Thursday, October 22, 2009

Erznoznik v. City of Jacksonville

In a 1975 case called Erznoznik v. City of Jacksonville (422 U.S. 205), the U.S. Supreme Court overturned a city ordinance that prevented drive-in movie theaters from showing films that included nudity, if the screen was visible outside of the theater's parking area. The city argued, among other things, that the ordinance was a valid means of protecting children. While acknowledging that the city could limit some forms of expression visible to the general public, the court overturned the ordinance because it was overly broad, failing to distinguish between protected and unprotected speech. The ordinance prohibited showing any nudity, even if the movie that contained the nudity did not meet the legal definition of obscene. In other words, the ordinance placed an unacceptable burden on protected speech.

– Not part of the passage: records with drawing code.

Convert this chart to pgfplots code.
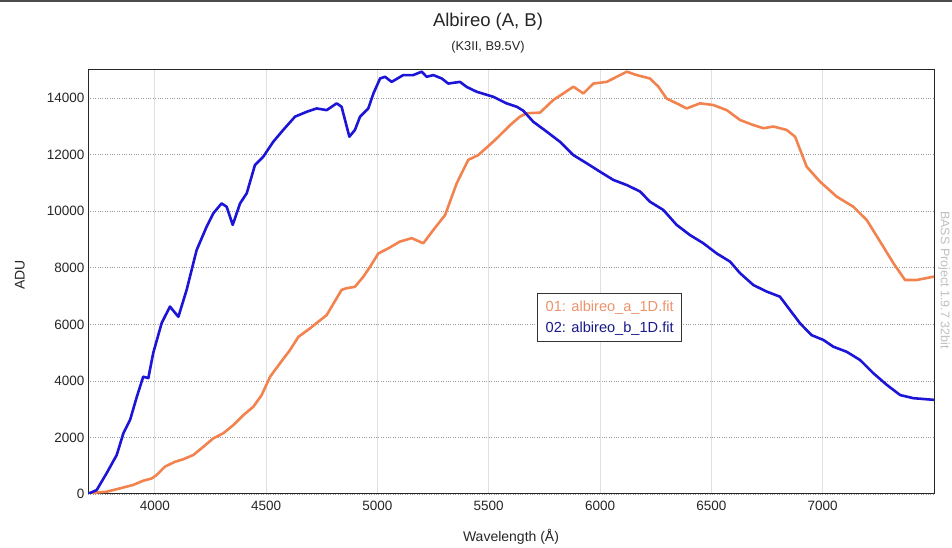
\documentclass[border=0pt]{standalone}
\usepackage{fontspec}
\setmainfont{Liberation Sans}
\usepackage{pgfplots}
\pgfplotsset{compat=1.18}
\definecolor{blueC}{RGB}{28,20,215}
\definecolor{orangeC}{RGB}{242,130,78}
\definecolor{legOr}{RGB}{236,148,108}
\definecolor{legBl}{RGB}{25,25,140}
\begin{document}
\begin{tikzpicture}[x=1pt,y=1pt]
\useasboundingbox (0,0) rectangle (952,548);
\fill[black!70] (0,546) rectangle (952,548);
\begin{axis}[
  at={(88pt,54pt)}, anchor=south west, scale only axis,
  width=846pt, height=424pt,
  xmin=3700, xmax=7500, ymin=0, ymax=15000,
  xtick={4000,4500,...,7000}, ytick={0,2000,...,14000},
  grid=major,
  x grid style={black!12, line width=0.8pt},
  y grid style={black!40, dotted, line width=0.8pt},
  axis line style={black!85, line width=1pt},
  tick style={draw=none},
  ticklabel style={font=\fontsize{13.5}{15}\selectfont, text=black!85},
  xticklabel style={yshift=-4pt},
  /pgf/number format/assume math mode=true,
  /pgf/number format/set thousands separator={},
  scaled ticks=false,
  legend cell align=left,
  legend image code/.code={},
  legend style={at={(0.531,0.474)}, anchor=north west, draw=black!80, line width=1pt,
    font=\fontsize{14.6}{16}\selectfont, inner xsep=6pt, inner ysep=5.5pt, row sep=5pt},
]
\addplot[orangeC, line width=2.6pt, line join=round] coordinates {
(3700,0) (3709,35) (3784,80) (3844,200) (3903,320) (3948,470) (3986,550) (4008,670)
(4046,970) (4091,1140) (4128,1230) (4173,1380) (4218,1670) (4263,1970) (4308,2150)
(4353,2440) (4398,2790) (4443,3090) (4480,3500) (4518,4150) (4562,4620) (4607,5090)
(4645,5560) (4697,5860) (4772,6330) (4839,7220) (4862,7280) (4899,7330) (4937,7690)
(4967,8040) (5004,8510) (5049,8690) (5101,8930) (5154,9050) (5206,8870) (5251,9340)
(5304,9870) (5356,10990) (5408,11820) (5453,11990) (5528,12520) (5596,13050) (5640,13350)
(5670,13470) (5730,13490) (5790,13940) (5835,14170) (5880,14410) (5925,14170) (5970,14520)
(6030,14580) (6075,14760) (6120,14940) (6165,14820) (6224,14700) (6262,14410) (6299,13990)
(6344,13820) (6389,13640) (6449,13820) (6509,13760) (6569,13580) (6629,13230) (6689,13050)
(6734,12940) (6779,13000) (6838,12880) (6876,12640) (6928,11580) (6988,11050) (7063,10520)
(7138,10160) (7198,9690) (7258,8930) (7318,8160) (7370,7570) (7422,7570) (7500,7690)
};
\addlegendentry{\textcolor{legOr}{01: albireo\_a\_1D.fit}}
\addplot[blueC, line width=2.6pt, line join=round] coordinates {
(3700,0) (3709,35) (3739,140) (3784,740) (3829,1380) (3859,2150) (3889,2620) (3919,3430)
(3948,4150) (3971,4100) (3993,4990) (4031,6050) (4068,6630) (4106,6270) (4143,7220)
(4188,8630) (4233,9460) (4263,9930) (4300,10280) (4323,10160) (4350,9520) (4383,10280)
(4413,10640) (4450,11640) (4487,11930) (4532,12460) (4577,12880) (4630,13350) (4682,13520)
(4727,13640) (4772,13580) (4817,13820) (4839,13700) (4874,12640) (4899,12880) (4922,13350)
(4959,13640) (4982,14170) (5012,14700) (5034,14760) (5064,14580) (5116,14820) (5161,14820)
(5199,14940) (5221,14760) (5251,14820) (5289,14700) (5318,14520) (5371,14580) (5401,14400)
(5446,14230) (5521,14050) (5580,13820) (5626,13700) (5655,13560) (5700,13170) (5760,12820)
(5820,12460) (5880,11990) (5940,11700) (6000,11400) (6060,11110) (6120,10930) (6180,10700)
(6224,10340) (6284,10050) (6344,9520) (6404,9160) (6464,8870) (6524,8510) (6584,8220)
(6629,7810) (6689,7390) (6749,7160) (6808,6980) (6853,6510) (6898,6040) (6950,5620)
(7003,5450) (7048,5210) (7108,5030) (7168,4740) (7228,4270) (7288,3860) (7348,3500)
(7407,3390) (7500,3330)
};
\addlegendentry{\textcolor{legBl}{02: albireo\_b\_1D.fit}}
\end{axis}
\node[font=\fontsize{18.5}{20}\selectfont, text=black!85] at (488,526) {Albireo (A, B)};
\node[font=\fontsize{12.8}{14}\selectfont, text=black!85] at (488,501) {(K3II, B9.5V)};
\node[font=\fontsize{14}{16}\selectfont, text=black!85] at (511,11) {Wavelength (Å)};
\node[font=\fontsize{14}{16}\selectfont, text=black!85, rotate=90] at (20,273) {ADU};
\node[font=\fontsize{12.5}{14}\selectfont, text=black!25, rotate=-90] at (944,268) {BASS Project 1.9.7 32bit};
\end{tikzpicture}
\end{document}
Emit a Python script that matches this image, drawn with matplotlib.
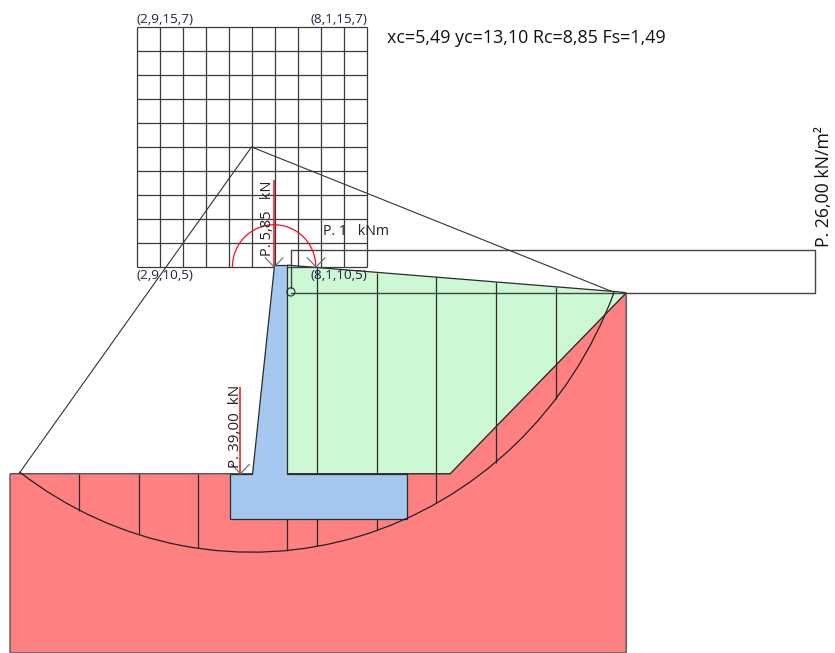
import numpy as np
import matplotlib
matplotlib.use('Agg')
import matplotlib.pyplot as plt
from matplotlib.patches import Arc, Circle, Polygon

plt.rcParams['font.family'] = ['Open Sans', 'DejaVu Sans']

# search grid for the slip circle centre
grid_x = [2.9, 8.1]
grid_y = [10.5, 15.7]
grid_n = 10

# slip circle result
xc = 5.49
yc = 13.10
rc_drawn = 8.78
arc_start = 233.3
arc_end = 339.0
circle_left = [0.23, 6.02]
circle_right = [13.66, 9.96]

# soil, backfill and wall outlines (metres)
soil_x = [0.03, 9.98, 13.96, 13.96, 0.03]
soil_y = [6.02, 6.02, 9.94, 2.135, 2.135]
fill_x = [6.3, 13.8, 13.96, 9.98, 6.3]
fill_y = [10.54, 9.96, 9.94, 6.02, 6.02]
wall_x = [6.0, 6.3, 6.3, 9.0, 9.0, 5.0, 5.0, 5.5]
wall_y = [10.54, 10.54, 6.02, 6.02, 5.03, 5.03, 6.02, 6.02]

# surcharge strip
strip_x = [6.38, 18.23, 18.23, 6.38, 6.38]
strip_y = [9.94, 9.94, 10.87, 10.87, 10.04]

# slices
slice_x = [1.59, 2.95, 4.28, 6.3, 6.97, 8.33, 9.66, 11.02, 12.37]
slice_top = [6.02, 6.02, 6.02, 6.02, 10.49, 10.38, 10.28, 10.17, 10.06]
slice_bot = [5.21, 4.71, 4.41, 4.35, 4.45, 4.79, 5.39, 6.26, 7.64]

# loads
load_x = [6.0, 5.24]
load_top = [12.38, 7.90]
load_bot = [10.5, 6.02]
arrow_x = [6.0, 6.95, 5.24]
arrow_y = [10.5, 10.5, 6.02]

# labels
corner_labels = ['(2,9,15,7)', '(8,1,15,7)', '(2,9,10,5)', '(8,1,10,5)']
result_label = 'xc=5,49 yc=13,10 Rc=8,85 Fs=1,49'

line_col = '#2b2b2b'
fig = plt.figure(figsize=(8.35, 6.53), dpi=100)
ax = fig.add_axes([0, 0, 1, 1])
ax.set_xlim(-0.197, 18.681)
ax.set_ylim(2.135, 16.285)
ax.axis('off')

# filled areas
ax.add_patch(Polygon(np.column_stack([soil_x, soil_y]), fc='#FF8080', ec='#555555', lw=1, zorder=1))
ax.add_patch(Polygon(np.column_stack([fill_x, fill_y]), fc='#CCF9D4', ec=line_col, lw=0.9, zorder=2))

# slices go under the wall
ax.vlines(slice_x, slice_bot, slice_top, color=line_col, lw=0.9, zorder=3)
ax.add_patch(Polygon(np.column_stack([wall_x, wall_y]), fc='#A4C8EF', ec=line_col, lw=0.9, zorder=4))

# search grid
gx = np.linspace(grid_x[0], grid_x[1], grid_n + 1)
gy = np.linspace(grid_y[0], grid_y[1], grid_n + 1)
ax.vlines(gx, grid_y[0], grid_y[1], color='#3a3a3a', lw=0.9, zorder=3)
ax.hlines(gy, grid_x[0], grid_x[1], color='#3a3a3a', lw=0.9, zorder=3)

# surcharge
ax.plot(strip_x, strip_y, color='#444444', lw=1, zorder=5)
ax.add_patch(Circle((6.38, 9.96), 0.09, fc='none', ec=line_col, lw=0.8, zorder=5))

# slip circle and its radii
ax.add_patch(Arc((xc, yc), 2 * rc_drawn, 2 * rc_drawn, theta1=arc_start, theta2=arc_end,
                 color='#222222', lw=0.9, zorder=6))
ax.plot([circle_left[0], xc, circle_right[0]], [circle_left[1], yc, circle_right[1]],
        color='#333333', lw=0.8, zorder=6)

# loads
ax.vlines(load_x, load_bot, load_top, color='#F01020', lw=1.1, zorder=7)
ax.add_patch(Arc((6.0, 10.5), 1.885, 1.83, theta1=0, theta2=180, color='#F01020', lw=0.9, zorder=7))
for x, y in zip(arrow_x, arrow_y):
    ax.plot([x - 0.2, x, x + 0.2], [y + 0.2, y, y + 0.2], color='#666666', lw=0.8, zorder=7)

# texts
fs = 9.7
ax.text(2.9, 15.72, corner_labels[0], fontsize=fs, color='#222244', ha='left', va='bottom', zorder=8)
ax.text(8.1, 15.72, corner_labels[1], fontsize=fs, color='#222244', ha='right', va='bottom', zorder=8)
ax.text(2.9, 10.46, corner_labels[2], fontsize=fs, color='#222244', ha='left', va='top', zorder=8)
ax.text(8.1, 10.46, corner_labels[3], fontsize=fs, color='#222244', ha='right', va='top', zorder=8)
ax.text(8.55, 15.46, result_label, fontsize=12.9, color='#111111', ha='left', va='center', zorder=8)
ax.text(7.1, 11.26, 'P. 1   kNm', fontsize=10.2, color='#222222', ha='left', va='center', zorder=8)
ax.text(5.84, 10.73, 'P. 5,85   kN', fontsize=10.5, rotation=90, color='#222222', ha='center', va='bottom', zorder=8)
ax.text(5.13, 6.15, 'P. 39,00  kN', fontsize=11, rotation=90, color='#222222', ha='center', va='bottom', zorder=8)
ax.text(18.44, 10.93, 'P. 26,00 kN/m²', fontsize=12.7, rotation=90, color='#111111', ha='center', va='bottom', zorder=8)

fig.savefig('out.png', dpi=100)
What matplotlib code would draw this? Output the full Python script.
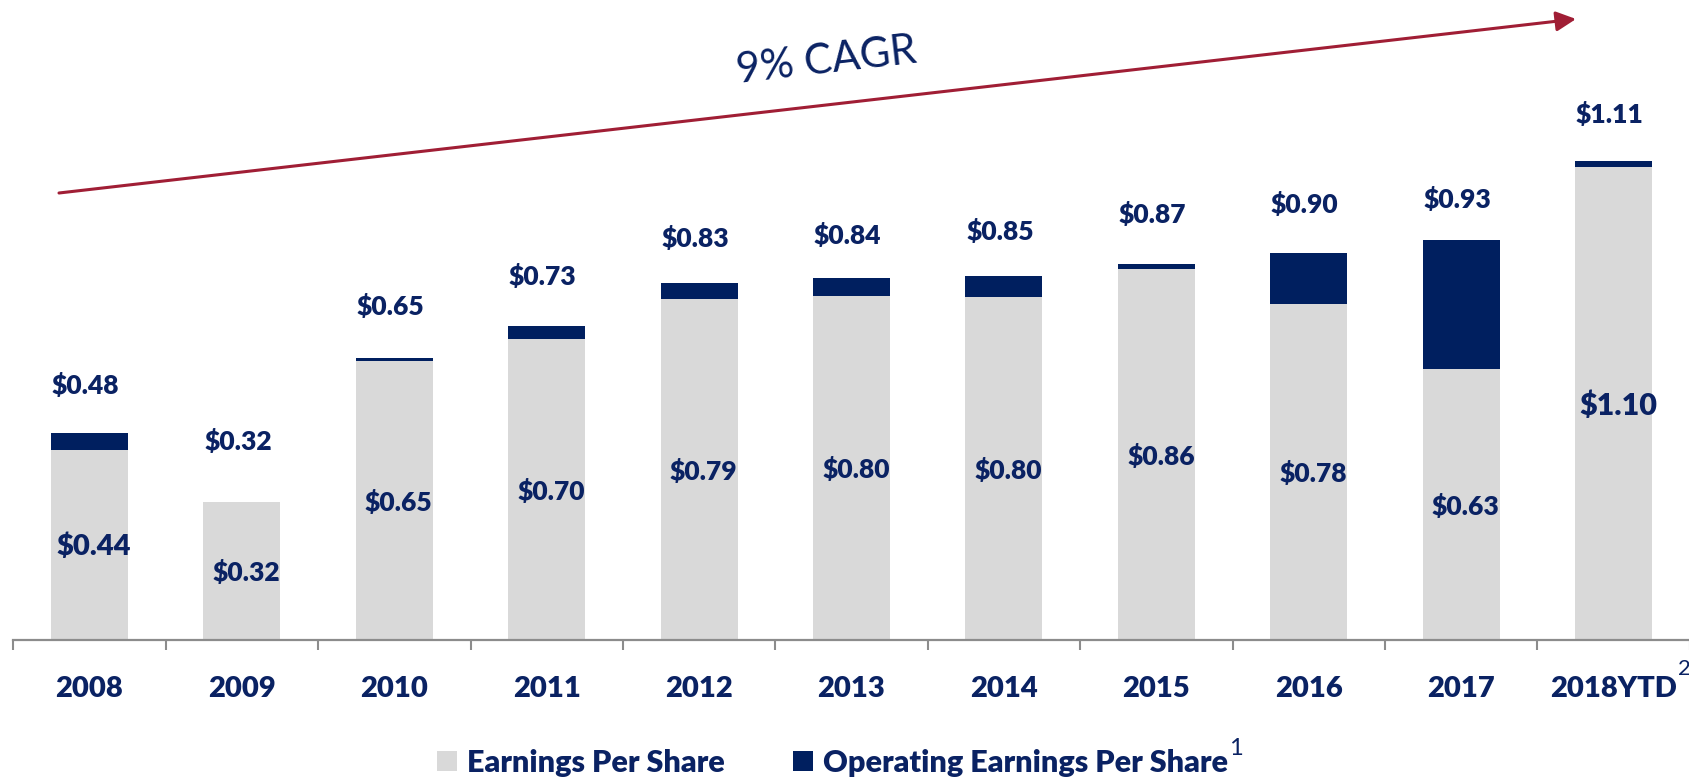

This case calls attention to legal principles often overlooked, intentionally or otherwise, by censorship proponents:
  • Nudity, per se, has legitimate artistic and educational uses. It is not automatically obscene, and therefore can be protected speech
  • Even when motivated by legitimate concerns, government agencies must carefully distinguish between unprotected speech and protected speech.
  • Even minors have First Amendment rights to receive protected speech
Quoting the court:
In this case, assuming the ordinance is aimed at prohibiting youths from viewing the films, the restriction is broader than permissible. The ordinance is not directed against sexually explicit nudity, nor is it otherwise limited. Rather, it sweepingly forbids display of all films containing any uncovered buttocks or breasts, irrespective of context or pervasiveness. Thus it would bar a film containing a picture of a baby's buttocks, the nude body of a war victim, or scenes from a culture in which nudity is indigenous. The ordinance also might prohibit newsreel scenes of the opening of an art exhibit as well as shots of bathers on a beach. Clearly all nudity cannot be deemed obscene even as to minors.

. . .

It is well settled that a State or municipality can adopt more stringent controls on communicative materials available to youths than on those available to adults. . . . Nevertheless, minors are entitled to a significant measure of First Amendment protection, . . . and only in relatively narrow and well-defined circumstances may government bar public dissemination of protected materials to them.

. . . .

In concluding that this ordinance is invalid we do not deprecate the legitimate interests asserted by the city of Jacksonville. We hold only that the present ordinance does not satisfy the rigorous constitutional standards that apply when government attempts to regulate expression. Where First Amendment freedoms are at stake we have repeatedly emphasized that precision of drafting and clarity of purpose are essential.